**YOUR TASK**
Write out the whole listing again, exactly as given.

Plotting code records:
'''
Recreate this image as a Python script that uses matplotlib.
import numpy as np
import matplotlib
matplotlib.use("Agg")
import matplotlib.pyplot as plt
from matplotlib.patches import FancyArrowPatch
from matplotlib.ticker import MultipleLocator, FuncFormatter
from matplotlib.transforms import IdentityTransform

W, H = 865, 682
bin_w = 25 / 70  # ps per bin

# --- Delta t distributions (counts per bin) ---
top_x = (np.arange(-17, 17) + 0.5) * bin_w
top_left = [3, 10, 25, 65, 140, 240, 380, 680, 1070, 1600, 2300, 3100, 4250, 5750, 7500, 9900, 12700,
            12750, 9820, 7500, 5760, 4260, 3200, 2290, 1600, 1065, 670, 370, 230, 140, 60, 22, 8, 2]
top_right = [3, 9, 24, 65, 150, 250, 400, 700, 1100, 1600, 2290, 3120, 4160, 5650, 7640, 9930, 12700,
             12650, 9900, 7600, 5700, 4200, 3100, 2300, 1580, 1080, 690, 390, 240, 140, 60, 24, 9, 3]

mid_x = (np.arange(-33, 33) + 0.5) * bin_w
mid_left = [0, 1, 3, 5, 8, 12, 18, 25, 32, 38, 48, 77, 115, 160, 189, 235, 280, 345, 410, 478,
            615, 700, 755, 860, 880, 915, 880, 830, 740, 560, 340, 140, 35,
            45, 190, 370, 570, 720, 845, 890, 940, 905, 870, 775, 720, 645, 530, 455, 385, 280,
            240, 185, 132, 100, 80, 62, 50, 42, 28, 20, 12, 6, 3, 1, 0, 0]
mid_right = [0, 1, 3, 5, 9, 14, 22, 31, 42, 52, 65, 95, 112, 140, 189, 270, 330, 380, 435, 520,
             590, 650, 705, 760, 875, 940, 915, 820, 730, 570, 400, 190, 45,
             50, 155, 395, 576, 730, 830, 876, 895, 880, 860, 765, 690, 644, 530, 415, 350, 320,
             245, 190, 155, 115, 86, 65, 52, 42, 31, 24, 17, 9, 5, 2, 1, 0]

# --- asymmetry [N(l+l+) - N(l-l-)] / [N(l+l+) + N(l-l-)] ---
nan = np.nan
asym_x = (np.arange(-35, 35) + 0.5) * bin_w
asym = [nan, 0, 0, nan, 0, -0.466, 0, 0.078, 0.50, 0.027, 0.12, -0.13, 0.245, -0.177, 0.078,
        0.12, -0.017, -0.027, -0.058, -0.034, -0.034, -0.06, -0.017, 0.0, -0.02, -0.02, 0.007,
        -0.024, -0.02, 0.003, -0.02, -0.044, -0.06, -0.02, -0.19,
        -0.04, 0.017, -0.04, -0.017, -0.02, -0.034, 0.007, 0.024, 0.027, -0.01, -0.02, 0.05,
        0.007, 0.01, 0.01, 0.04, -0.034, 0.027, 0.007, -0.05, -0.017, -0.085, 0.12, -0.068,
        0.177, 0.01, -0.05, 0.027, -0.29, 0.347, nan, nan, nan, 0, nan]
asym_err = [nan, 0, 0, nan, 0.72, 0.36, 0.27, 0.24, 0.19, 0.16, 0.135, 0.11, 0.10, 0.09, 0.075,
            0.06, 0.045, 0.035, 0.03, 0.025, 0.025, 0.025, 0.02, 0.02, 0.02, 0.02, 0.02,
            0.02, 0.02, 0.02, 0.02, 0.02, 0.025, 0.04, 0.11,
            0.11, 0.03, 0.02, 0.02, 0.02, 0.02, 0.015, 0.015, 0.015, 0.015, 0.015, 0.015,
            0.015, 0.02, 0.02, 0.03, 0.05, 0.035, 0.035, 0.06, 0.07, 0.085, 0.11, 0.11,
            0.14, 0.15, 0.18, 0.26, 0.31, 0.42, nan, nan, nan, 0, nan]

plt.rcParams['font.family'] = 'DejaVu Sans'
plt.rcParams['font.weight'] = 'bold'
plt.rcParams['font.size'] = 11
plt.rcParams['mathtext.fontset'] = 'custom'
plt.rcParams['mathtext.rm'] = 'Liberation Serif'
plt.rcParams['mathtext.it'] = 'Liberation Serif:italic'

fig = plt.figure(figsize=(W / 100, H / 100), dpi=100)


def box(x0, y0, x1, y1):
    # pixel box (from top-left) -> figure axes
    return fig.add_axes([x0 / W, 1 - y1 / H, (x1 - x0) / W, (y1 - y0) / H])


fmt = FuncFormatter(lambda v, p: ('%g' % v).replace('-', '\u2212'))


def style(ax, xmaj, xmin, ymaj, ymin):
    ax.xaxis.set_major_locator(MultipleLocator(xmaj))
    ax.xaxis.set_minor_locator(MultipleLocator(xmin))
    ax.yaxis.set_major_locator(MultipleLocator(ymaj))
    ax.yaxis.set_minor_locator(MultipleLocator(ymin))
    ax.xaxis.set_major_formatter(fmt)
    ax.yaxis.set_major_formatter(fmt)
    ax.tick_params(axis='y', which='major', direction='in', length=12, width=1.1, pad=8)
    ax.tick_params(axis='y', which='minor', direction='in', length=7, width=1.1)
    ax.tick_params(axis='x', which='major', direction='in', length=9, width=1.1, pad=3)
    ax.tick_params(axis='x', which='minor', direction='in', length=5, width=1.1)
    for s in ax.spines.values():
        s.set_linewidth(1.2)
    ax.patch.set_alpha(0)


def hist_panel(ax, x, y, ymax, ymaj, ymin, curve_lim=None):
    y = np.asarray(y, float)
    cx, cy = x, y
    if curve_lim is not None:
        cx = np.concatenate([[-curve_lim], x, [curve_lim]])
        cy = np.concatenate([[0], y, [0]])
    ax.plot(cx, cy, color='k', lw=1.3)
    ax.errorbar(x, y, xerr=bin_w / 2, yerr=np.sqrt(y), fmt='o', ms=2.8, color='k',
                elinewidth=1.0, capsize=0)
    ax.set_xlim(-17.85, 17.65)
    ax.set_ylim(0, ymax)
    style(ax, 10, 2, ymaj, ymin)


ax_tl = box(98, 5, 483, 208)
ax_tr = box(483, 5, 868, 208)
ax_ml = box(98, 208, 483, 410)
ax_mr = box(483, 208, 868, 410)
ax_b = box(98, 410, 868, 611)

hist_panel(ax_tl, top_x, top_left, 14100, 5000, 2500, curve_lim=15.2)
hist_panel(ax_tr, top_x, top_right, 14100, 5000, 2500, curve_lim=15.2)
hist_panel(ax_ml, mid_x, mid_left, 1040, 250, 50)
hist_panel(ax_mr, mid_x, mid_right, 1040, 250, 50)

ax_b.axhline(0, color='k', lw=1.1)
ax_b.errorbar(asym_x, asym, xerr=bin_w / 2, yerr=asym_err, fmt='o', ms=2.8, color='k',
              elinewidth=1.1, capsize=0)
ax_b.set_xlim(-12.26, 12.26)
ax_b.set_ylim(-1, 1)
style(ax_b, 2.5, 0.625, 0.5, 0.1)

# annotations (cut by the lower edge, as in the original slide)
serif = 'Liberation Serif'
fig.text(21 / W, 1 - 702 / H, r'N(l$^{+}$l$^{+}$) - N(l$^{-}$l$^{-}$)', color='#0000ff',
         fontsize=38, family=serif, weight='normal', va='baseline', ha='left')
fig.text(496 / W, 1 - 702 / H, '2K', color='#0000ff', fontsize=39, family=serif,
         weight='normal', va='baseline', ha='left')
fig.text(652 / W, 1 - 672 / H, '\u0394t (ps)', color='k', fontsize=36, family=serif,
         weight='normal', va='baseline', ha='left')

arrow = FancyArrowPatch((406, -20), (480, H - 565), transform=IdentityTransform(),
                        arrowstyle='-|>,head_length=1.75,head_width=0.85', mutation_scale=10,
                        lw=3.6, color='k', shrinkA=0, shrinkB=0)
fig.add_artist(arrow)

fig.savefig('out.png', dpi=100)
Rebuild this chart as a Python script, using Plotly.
'''
**RESULT OF THE TASK**
Recreate this image as a Python script that uses matplotlib.
import numpy as np
import matplotlib
matplotlib.use("Agg")
import matplotlib.pyplot as plt
from matplotlib.patches import FancyArrowPatch
from matplotlib.ticker import MultipleLocator, FuncFormatter
from matplotlib.transforms import IdentityTransform

W, H = 865, 682
bin_w = 25 / 70  # ps per bin

# --- Delta t distributions (counts per bin) ---
top_x = (np.arange(-17, 17) + 0.5) * bin_w
top_left = [3, 10, 25, 65, 140, 240, 380, 680, 1070, 1600, 2300, 3100, 4250, 5750, 7500, 9900, 12700,
            12750, 9820, 7500, 5760, 4260, 3200, 2290, 1600, 1065, 670, 370, 230, 140, 60, 22, 8, 2]
top_right = [3, 9, 24, 65, 150, 250, 400, 700, 1100, 1600, 2290, 3120, 4160, 5650, 7640, 9930, 12700,
             12650, 9900, 7600, 5700, 4200, 3100, 2300, 1580, 1080, 690, 390, 240, 140, 60, 24, 9, 3]

mid_x = (np.arange(-33, 33) + 0.5) * bin_w
mid_left = [0, 1, 3, 5, 8, 12, 18, 25, 32, 38, 48, 77, 115, 160, 189, 235, 280, 345, 410, 478,
            615, 700, 755, 860, 880, 915, 880, 830, 740, 560, 340, 140, 35,
            45, 190, 370, 570, 720, 845, 890, 940, 905, 870, 775, 720, 645, 530, 455, 385, 280,
            240, 185, 132, 100, 80, 62, 50, 42, 28, 20, 12, 6, 3, 1, 0, 0]
mid_right = [0, 1, 3, 5, 9, 14, 22, 31, 42, 52, 65, 95, 112, 140, 189, 270, 330, 380, 435, 520,
             590, 650, 705, 760, 875, 940, 915, 820, 730, 570, 400, 190, 45,
             50, 155, 395, 576, 730, 830, 876, 895, 880, 860, 765, 690, 644, 530, 415, 350, 320,
             245, 190, 155, 115, 86, 65, 52, 42, 31, 24, 17, 9, 5, 2, 1, 0]

# --- asymmetry [N(l+l+) - N(l-l-)] / [N(l+l+) + N(l-l-)] ---
nan = np.nan
asym_x = (np.arange(-35, 35) + 0.5) * bin_w
asym = [nan, 0, 0, nan, 0, -0.466, 0, 0.078, 0.50, 0.027, 0.12, -0.13, 0.245, -0.177, 0.078,
        0.12, -0.017, -0.027, -0.058, -0.034, -0.034, -0.06, -0.017, 0.0, -0.02, -0.02, 0.007,
        -0.024, -0.02, 0.003, -0.02, -0.044, -0.06, -0.02, -0.19,
        -0.04, 0.017, -0.04, -0.017, -0.02, -0.034, 0.007, 0.024, 0.027, -0.01, -0.02, 0.05,
        0.007, 0.01, 0.01, 0.04, -0.034, 0.027, 0.007, -0.05, -0.017, -0.085, 0.12, -0.068,
        0.177, 0.01, -0.05, 0.027, -0.29, 0.347, nan, nan, nan, 0, nan]
asym_err = [nan, 0, 0, nan, 0.72, 0.36, 0.27, 0.24, 0.19, 0.16, 0.135, 0.11, 0.10, 0.09, 0.075,
            0.06, 0.045, 0.035, 0.03, 0.025, 0.025, 0.025, 0.02, 0.02, 0.02, 0.02, 0.02,
            0.02, 0.02, 0.02, 0.02, 0.02, 0.025, 0.04, 0.11,
            0.11, 0.03, 0.02, 0.02, 0.02, 0.02, 0.015, 0.015, 0.015, 0.015, 0.015, 0.015,
            0.015, 0.02, 0.02, 0.03, 0.05, 0.035, 0.035, 0.06, 0.07, 0.085, 0.11, 0.11,
            0.14, 0.15, 0.18, 0.26, 0.31, 0.42, nan, nan, nan, 0, nan]

plt.rcParams['font.family'] = 'DejaVu Sans'
plt.rcParams['font.weight'] = 'bold'
plt.rcParams['font.size'] = 11
plt.rcParams['mathtext.fontset'] = 'custom'
plt.rcParams['mathtext.rm'] = 'Liberation Serif'
plt.rcParams['mathtext.it'] = 'Liberation Serif:italic'

fig = plt.figure(figsize=(W / 100, H / 100), dpi=100)


def box(x0, y0, x1, y1):
    # pixel box (from top-left) -> figure axes
    return fig.add_axes([x0 / W, 1 - y1 / H, (x1 - x0) / W, (y1 - y0) / H])


fmt = FuncFormatter(lambda v, p: ('%g' % v).replace('-', '\u2212'))


def style(ax, xmaj, xmin, ymaj, ymin):
    ax.xaxis.set_major_locator(MultipleLocator(xmaj))
    ax.xaxis.set_minor_locator(MultipleLocator(xmin))
    ax.yaxis.set_major_locator(MultipleLocator(ymaj))
    ax.yaxis.set_minor_locator(MultipleLocator(ymin))
    ax.xaxis.set_major_formatter(fmt)
    ax.yaxis.set_major_formatter(fmt)
    ax.tick_params(axis='y', which='major', direction='in', length=12, width=1.1, pad=8)
    ax.tick_params(axis='y', which='minor', direction='in', length=7, width=1.1)
    ax.tick_params(axis='x', which='major', direction='in', length=9, width=1.1, pad=3)
    ax.tick_params(axis='x', which='minor', direction='in', length=5, width=1.1)
    for s in ax.spines.values():
        s.set_linewidth(1.2)
    ax.patch.set_alpha(0)


def hist_panel(ax, x, y, ymax, ymaj, ymin, curve_lim=None):
    y = np.asarray(y, float)
    cx, cy = x, y
    if curve_lim is not None:
        cx = np.concatenate([[-curve_lim], x, [curve_lim]])
        cy = np.concatenate([[0], y, [0]])
    ax.plot(cx, cy, color='k', lw=1.3)
    ax.errorbar(x, y, xerr=bin_w / 2, yerr=np.sqrt(y), fmt='o', ms=2.8, color='k',
                elinewidth=1.0, capsize=0)
    ax.set_xlim(-17.85, 17.65)
    ax.set_ylim(0, ymax)
    style(ax, 10, 2, ymaj, ymin)


ax_tl = box(98, 5, 483, 208)
ax_tr = box(483, 5, 868, 208)
ax_ml = box(98, 208, 483, 410)
ax_mr = box(483, 208, 868, 410)
ax_b = box(98, 410, 868, 611)

hist_panel(ax_tl, top_x, top_left, 14100, 5000, 2500, curve_lim=15.2)
hist_panel(ax_tr, top_x, top_right, 14100, 5000, 2500, curve_lim=15.2)
hist_panel(ax_ml, mid_x, mid_left, 1040, 250, 50)
hist_panel(ax_mr, mid_x, mid_right, 1040, 250, 50)

ax_b.axhline(0, color='k', lw=1.1)
ax_b.errorbar(asym_x, asym, xerr=bin_w / 2, yerr=asym_err, fmt='o', ms=2.8, color='k',
              elinewidth=1.1, capsize=0)
ax_b.set_xlim(-12.26, 12.26)
ax_b.set_ylim(-1, 1)
style(ax_b, 2.5, 0.625, 0.5, 0.1)

# annotations (cut by the lower edge, as in the original slide)
serif = 'Liberation Serif'
fig.text(21 / W, 1 - 702 / H, r'N(l$^{+}$l$^{+}$) - N(l$^{-}$l$^{-}$)', color='#0000ff',
         fontsize=38, family=serif, weight='normal', va='baseline', ha='left')
fig.text(496 / W, 1 - 702 / H, '2K', color='#0000ff', fontsize=39, family=serif,
         weight='normal', va='baseline', ha='left')
fig.text(652 / W, 1 - 672 / H, '\u0394t (ps)', color='k', fontsize=36, family=serif,
         weight='normal', va='baseline', ha='left')

arrow = FancyArrowPatch((406, -20), (480, H - 565), transform=IdentityTransform(),
                        arrowstyle='-|>,head_length=1.75,head_width=0.85', mutation_scale=10,
                        lw=3.6, color='k', shrinkA=0, shrinkB=0)
fig.add_artist(arrow)

fig.savefig('out.png', dpi=100)
Rebuild this chart as a Python script, using Plotly.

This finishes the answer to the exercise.